El cadáver, el muerto de los pisos turísticos, permanecía en el congelador regulado con pinzas, de aquella manera, que no resuelto, por su aristada complejidad. Para el ciudadano anónimo que ha heredado un apartamento de, pongamos por caso, la tía Enriqueta, resulta muy tentador arrendarlo a 200 euros la noche, y que trabaje Rita. El problema radica en los grandes tenedores y en la voracidad del mercado inmobiliario, que extiende sus tentáculos a una velocidad supersónica: el fenómeno ya afecta a ciudades medianas, como Girona, Cádiz, Gijón, Toledo, San Sebastián y Burgos, con el consiguiente encarecimiento de los precios.

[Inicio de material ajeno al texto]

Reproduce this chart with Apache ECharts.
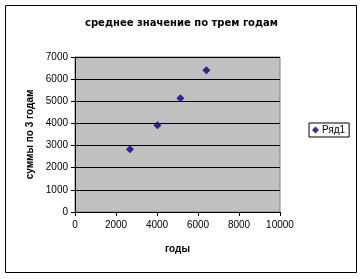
<!DOCTYPE html>
<html><head><meta charset="utf-8">
<script src="https://cdn.jsdelivr.net/npm/echarts@6/dist/echarts.min.js"></script>
<style>html,body{margin:0;padding:0;background:#fff}#c{width:363px;height:279px}</style>
</head><body><div id="c"></div>
<script>
const titleText = 'среднее значение по трем годам';
const xName = 'годы';
const yName = 'суммы по 3 годам';
const seriesName = 'Ряд1';
const xValues = [2680, 4020, 5140, 6410];
const yValues = [2830, 3920, 5140, 6400];

const chart = echarts.init(document.getElementById('c'), null, {renderer: 'canvas'});
const font = 'Liberation Sans';
chart.setOption({
  animation: false,
  backgroundColor: '#fff',
  textStyle: {fontFamily: font},
  title: {text: titleText, left: 'center', top: 13,
    textStyle: {fontSize: 10, fontWeight: 'bold', color: '#000', fontFamily: 'DejaVu Sans'}},
  graphic: [{type: 'rect', shape: {x: 5.5, y: 5.5, width: 351, height: 267},
    style: {fill: 'none', stroke: '#000', lineWidth: 1}, z: -1}],
  legend: {left: 309, top: 123, orient: 'vertical', padding: [2, 4, 2, 3],
    borderColor: '#000', borderWidth: 1, itemWidth: 7, itemHeight: 7, itemGap: 4,
    textStyle: {fontSize: 10, color: '#000', fontFamily: font, padding: [0, 0, 0, -2]},
    data: [{name: seriesName, icon: 'diamond'}]},
  grid: {left: 75, top: 57, right: 83, bottom: 67, show: true,
    backgroundColor: '#c0c0c0', borderColor: '#808080', borderWidth: 1},
  xAxis: {type: 'value', min: 0, max: 10000, interval: 2000,
    name: xName, nameLocation: 'middle', nameGap: 32,
    nameTextStyle: {fontSize: 10, fontWeight: 'bold', color: '#000'},
    axisLine: {show: true, lineStyle: {color: '#000'}},
    axisTick: {show: true, inside: false, length: 4, lineStyle: {color: '#000'}},
    axisLabel: {fontSize: 10, color: '#000', margin: 8, formatter: v => String(v)},
    splitLine: {show: false}},
  yAxis: {type: 'value', min: 0, max: 7000, interval: 1000,
    name: yName, nameLocation: 'middle', nameGap: 40, nameRotate: 90,
    nameTextStyle: {fontSize: 10, fontWeight: 'bold', color: '#000'},
    axisLine: {show: true, lineStyle: {color: '#000'}},
    axisTick: {show: true, inside: false, length: 4, lineStyle: {color: '#000'}},
    axisLabel: {fontSize: 10, color: '#000', margin: 7, formatter: v => String(v)},
    splitLine: {show: true, lineStyle: {color: '#000', width: 1}}},
  series: [{name: seriesName, type: 'scatter', symbol: 'diamond', symbolSize: 8,
    itemStyle: {color: '#000080'},
    data: xValues.map((x, i) => [x, yValues[i]])}]
});
</script></body></html>
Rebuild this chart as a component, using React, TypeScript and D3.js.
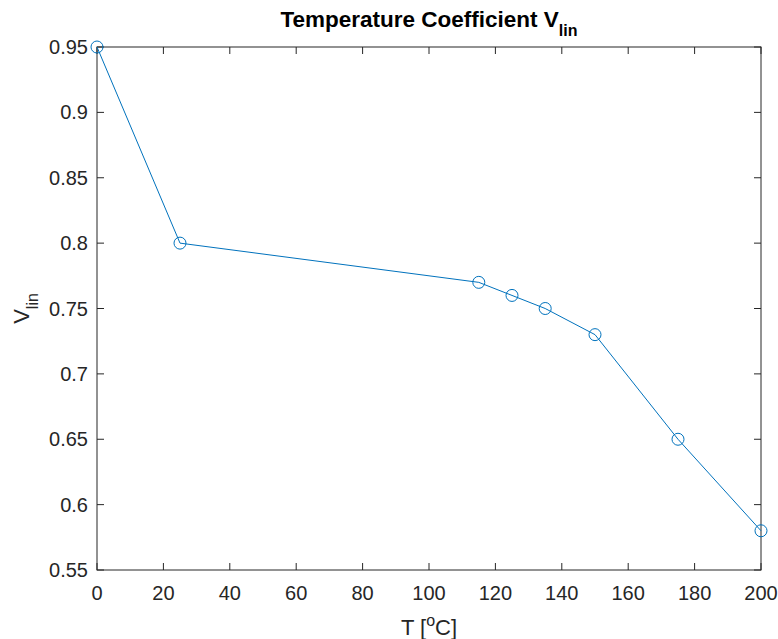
import * as d3 from 'd3'

const temps = [0, 25, 115, 125, 135, 150, 175, 200]
const vlin = [0.95, 0.8, 0.77, 0.76, 0.75, 0.73, 0.65, 0.58]
const xTicks = [0, 20, 40, 60, 80, 100, 120, 140, 160, 180, 200]
const yTicks = [0.55, 0.6, 0.65, 0.7, 0.75, 0.8, 0.85, 0.9, 0.95]

const W = 778
const H = 639
const left = 97
const right = 761
const top = 47
const bottom = 570
const axisColor = '#262626'
const lineColor = '#0072BD'
const font = '"Liberation Sans", Arial, Helvetica, sans-serif'

const App = () => {
    const x = d3.scaleLinear().domain([0, 200]).range([left, right])
    const y = d3.scaleLinear().domain([0.55, 0.95]).range([bottom, top])
    const pts: [number, number][] = temps.map((t, i) => [t, vlin[i]])
    const line = d3.line<[number, number]>().x(d => x(d[0])).y(d => y(d[1]))
    const tl = 7

    return (
        <svg width={W} height={H} style={{ position: 'absolute', left: 0, top: 0 }} fontFamily={font}>
            <rect width={W} height={H} fill="white" />
            {/* box */}
            <rect x={left} y={top} width={right - left} height={bottom - top} fill="none" stroke={axisColor} strokeWidth={1} />
            {xTicks.map(t => (
                <g key={'x' + t}>
                    <line x1={x(t)} x2={x(t)} y1={bottom} y2={bottom - tl} stroke={axisColor} />
                    <line x1={x(t)} x2={x(t)} y1={top} y2={top + tl} stroke={axisColor} />
                    <text x={x(t)} y={600} textAnchor="middle" fontSize={20} fill={axisColor}>{t}</text>
                </g>
            ))}
            {yTicks.map(t => (
                <g key={'y' + t}>
                    <line x1={left} x2={left + tl} y1={y(t)} y2={y(t)} stroke={axisColor} />
                    <line x1={right} x2={right - tl} y1={y(t)} y2={y(t)} stroke={axisColor} />
                    <text x={88} y={y(t)} dy="0.35em" textAnchor="end" fontSize={20} fill={axisColor}>{String(t)}</text>
                </g>
            ))}
            <path d={line(pts) ?? ''} fill="none" stroke={lineColor} strokeWidth={1} />
            {pts.map((p, i) => (
                <circle key={i} cx={x(p[0])} cy={y(p[1])} r={6} fill="none" stroke={lineColor} strokeWidth={1} />
            ))}
            {/* title */}
            <text x={(left + right) / 2} y={27} textAnchor="middle" fontSize={22.5} fontWeight="bold" fill="#000">
                Temperature Coefficient V<tspan dy={9} fontSize={16}>lin</tspan>
            </text>
            {/* x label */}
            <text x={(left + right) / 2} y={635} textAnchor="middle" fontSize={22} fill={axisColor}>
                T [<tspan dy={-9} fontSize={16}>o</tspan><tspan dy={9}>C]</tspan>
            </text>
            {/* y label */}
            <text transform={`translate(29,${(top + bottom) / 2}) rotate(-90)`} textAnchor="middle" fontSize={22} fill={axisColor}>
                V<tspan dy={9} fontSize={16}>lin</tspan>
            </text>
        </svg>
    )
}

export default App
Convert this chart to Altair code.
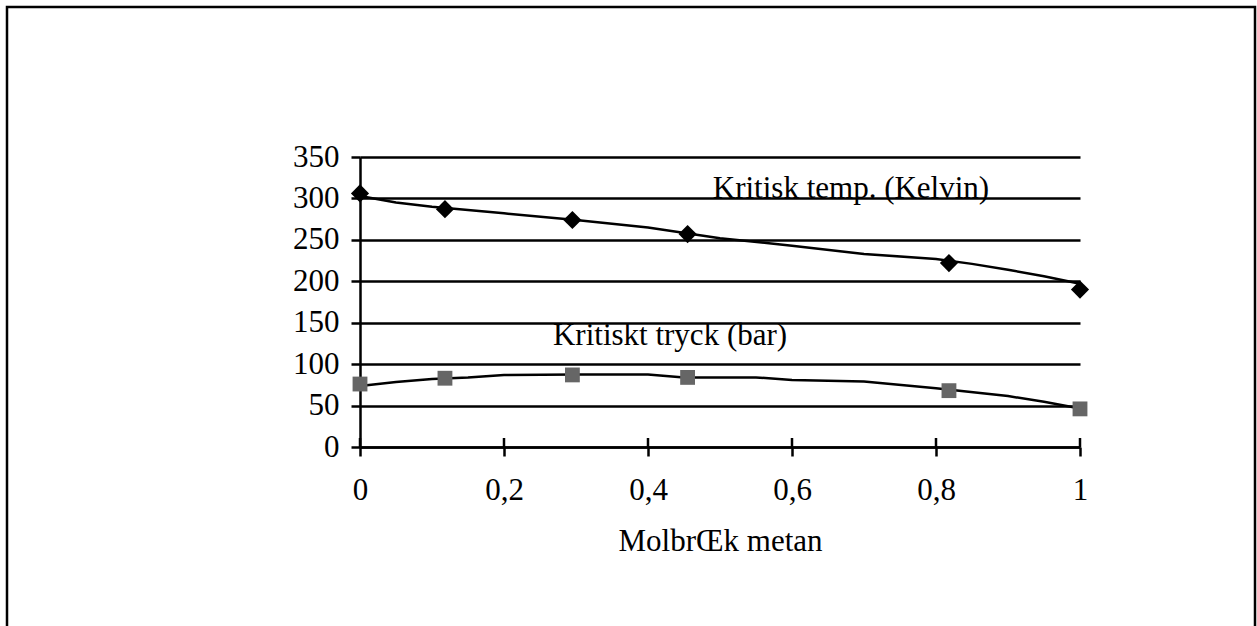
import altair as alt
import pandas as pd

# Measured points (markers)
marker_x = [0, 0.118, 0.295, 0.455, 0.818, 1.0]
temp_k = [306, 287, 274, 257, 222, 190]
press_bar = [76, 83, 87, 84, 68, 46]

# Fitted curves
temp_fit_x = [0, 0.05, 0.1, 0.2, 0.3, 0.4, 0.5, 0.6, 0.7, 0.8, 0.85, 0.9, 0.95, 1.0]
temp_fit_y = [303, 295, 290, 282, 274, 265, 252, 243, 233, 227, 221, 214, 206, 197]
press_fit_x = [0, 0.05, 0.1, 0.15, 0.2, 0.3, 0.4, 0.45, 0.55, 0.6, 0.7, 0.8, 0.9, 0.95, 1.0]
press_fit_y = [73.5, 78.5, 82, 84, 87, 87.5, 87.5, 84, 84, 81, 79, 71, 61.5, 54.5, 46.5]

x_ticks = [0, 0.2, 0.4, 0.6, 0.8, 1]
y_ticks = [0, 50, 100, 150, 200, 250, 300, 350]

label_temp = "Kritisk temp. (Kelvin)"
label_press = "Kritiskt tryck (bar)"
x_title = "MolbrŒk metan"

FONT = "Times New Roman, Liberation Serif, DejaVu Serif, serif"
FS = 31
W, H = 720, 290

pts = pd.DataFrame({"x": marker_x, "temp": temp_k, "press": press_bar})
tfit = pd.DataFrame({"x": temp_fit_x, "y": temp_fit_y})
pfit = pd.DataFrame({"x": press_fit_x, "y": press_fit_y})
ticks = pd.DataFrame({"x": x_ticks})
one = pd.DataFrame({"a": [0]})

xscale = alt.Scale(domain=[0, 1], nice=False, zero=False)
yscale = alt.Scale(domain=[0, 350], nice=False)

xaxis = alt.Axis(
    values=x_ticks,
    labelExpr="replace(toString(datum.value), '.', ',')",
    grid=False,
    domainColor="black", domainWidth=2.5,
    tickColor="black", tickWidth=2.5, tickSize=9,
    labelFont=FONT, labelFontSize=FS, labelColor="black", labelPadding=19,
    labelFlush=False,
    title=x_title, titleFont=FONT, titleFontSize=FS, titleFontWeight="normal",
    titleColor="black", titlePadding=21,
)
yaxis = alt.Axis(
    values=y_ticks,
    grid=True, gridColor="black", gridWidth=2.5, gridOpacity=1,
    domainColor="black", domainWidth=2.5,
    tickColor="black", tickWidth=2.5, tickSize=9,
    labelFont=FONT, labelFontSize=FS, labelColor="black", labelPadding=12,
    title=None,
)

frame = alt.Chart(one).mark_rect(filled=False, stroke="black", strokeWidth=2.5).encode(
    x=alt.value(-353), x2=alt.value(895), y=alt.value(-150), y2=alt.value(520)
)

temp_line = alt.Chart(tfit).mark_line(color="black", strokeWidth=2.5).encode(
    x=alt.X("x:Q", scale=xscale, axis=xaxis),
    y=alt.Y("y:Q", scale=yscale, axis=yaxis),
)
press_line = alt.Chart(pfit).mark_line(color="black", strokeWidth=2.5).encode(
    x=alt.X("x:Q", scale=xscale),
    y=alt.Y("y:Q", scale=yscale),
)
temp_pts = alt.Chart(pts).mark_point(shape="diamond", filled=True, color="black", size=330, opacity=1).encode(
    x=alt.X("x:Q", scale=xscale),
    y=alt.Y("temp:Q", scale=yscale),
)
press_pts = alt.Chart(pts).mark_point(shape="square", filled=True, color="#666666", size=220, opacity=1).encode(
    x=alt.X("x:Q", scale=xscale),
    y=alt.Y("press:Q", scale=yscale),
)
up_ticks = alt.Chart(ticks).mark_rule(color="black", strokeWidth=2.5).encode(
    x=alt.X("x:Q", scale=xscale),
    y=alt.value(H), y2=alt.value(H - 9),
)
txt_temp = alt.Chart(pd.DataFrame({"x": [0.49], "y": [300], "t": [label_temp]})).mark_text(
    font=FONT, fontSize=FS, color="black", align="left", baseline="alphabetic"
).encode(x=alt.X("x:Q", scale=xscale), y=alt.Y("y:Q", scale=yscale), text="t:N")
txt_press = alt.Chart(pd.DataFrame({"x": [0.268], "y": [123], "t": [label_press]})).mark_text(
    font=FONT, fontSize=FS, color="black", align="left", baseline="alphabetic"
).encode(x=alt.X("x:Q", scale=xscale), y=alt.Y("y:Q", scale=yscale), text="t:N")

chart = alt.layer(
    frame, temp_line, press_line, up_ticks, temp_pts, press_pts, txt_temp, txt_press
).properties(
    width=W, height=H,
    autosize=alt.AutoSizeParams(type="none"),
    padding={"left": 360, "top": 157, "right": 177, "bottom": 179},
    background="white",
).configure_view(stroke=None)

chart.save("out.html", embed_options={"renderer": "svg", "actions": False})
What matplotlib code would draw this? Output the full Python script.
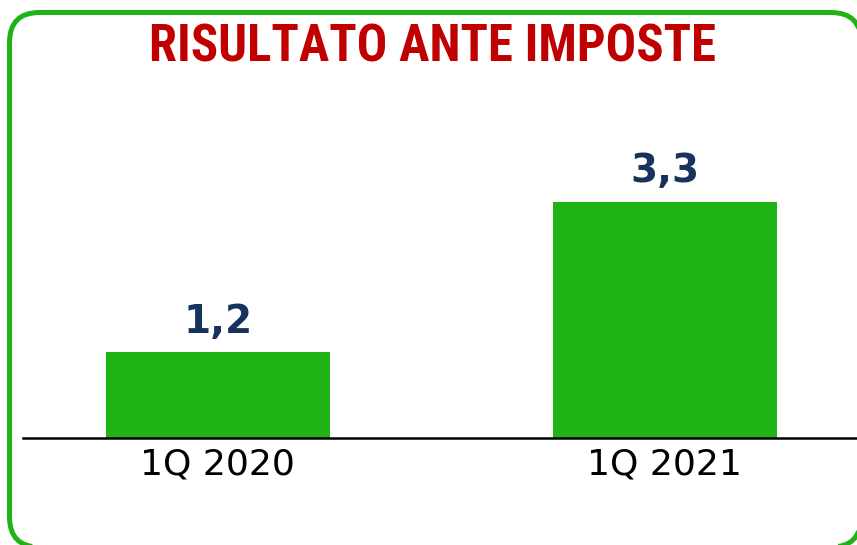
import matplotlib
matplotlib.use('Agg')
import matplotlib.pyplot as plt
from matplotlib.patches import FancyBboxPatch

# data
categories = ['1Q 2020', '1Q 2021']
values = [1.2, 3.3]
value_labels = ['1,2', '3,3']
title = 'RISULTATO ANTE IMPOSTE'

green = '#1fb316'
navy = '#17325c'
dark_red = '#c00000'

fig = plt.figure(figsize=(8.57, 5.45), dpi=100)

# frame with rounded corners, drawn in pixel units on a full-figure axes
bg = fig.add_axes([0, 0, 1, 1])
bg.set_xlim(0, 857)
bg.set_ylim(0, 545)
bg.axis('off')
frame = FancyBboxPatch((9.5, -2), 851.5, 534.5,
                       boxstyle='round,pad=0,rounding_size=30')
# turn the bezier corners into a polyline so the clipped right side renders cleanly
for poly in frame.get_path().to_polygons(closed_only=False):
    bg.plot(poly[:, 0], poly[:, 1], color=green, linewidth=3.6,
            solid_joinstyle='round')

# bar chart
ax = fig.add_axes([23 / 857, 107.5 / 545, 834 / 857, 337.5 / 545])
x = list(range(len(categories)))
bars = ax.bar(x, values, width=0.5, color=green, zorder=1)
ax.set_xlim(-0.436, 1.43)
ax.set_ylim(0, 4.72)
ax.patch.set_alpha(0)

for s in ['top', 'right', 'left']:
    ax.spines[s].set_visible(False)
ax.spines['bottom'].set_linewidth(1.8)
ax.spines['bottom'].set_zorder(3)
ax.set_yticks([])
ax.set_xticks(x)
ax.set_xticklabels(categories, fontsize=26, color='black')
ax.tick_params(axis='x', length=0, pad=7)

for xi, v, lab in zip(x, values, value_labels):
    ax.annotate(lab, (xi, v), xytext=(0, 8), textcoords='offset points',
                ha='center', va='bottom', fontsize=28, fontweight='bold',
                color=navy)

fig.text(0.505, 1 - 62 / 545, title, ha='center', va='baseline',
         fontsize=36.5, fontweight='bold', color=dark_red,
         family=['Roboto Condensed', 'Lato'])

fig.savefig('out.png', dpi=100)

Ante semejante panorama, no parece justo lavarse las manos, la comodidad del allá os las compongáis, y dejar solos a los ayuntamientos con la patata caliente. Las administraciones autonómicas y la estatal, sin banderas ni estridencias, deberían implicarse en la solución de un problema real que afecta a la vida de los ciudadanos. Ojo, no hablo de poner topes en el parque de alquileres residenciales -una jugada demasiado riesgosa-, sino de abrir el melón de la revocación de licencias turísticas conflictivas. Normas claras, multas, agilidad. Lo mismo con las okupaciones.

Me temo que vamos tarde. Mientras se extiende la mancha, nuestras ciudades van convirtiéndose en donuts gigantescos, con un agujero en el medio, un centro de cartón piedra, vacío de esos vecinos que hacen de los barrios espacios humanos y habitables. Ay, las clases medias: fuera del donut y con la cartera pelada.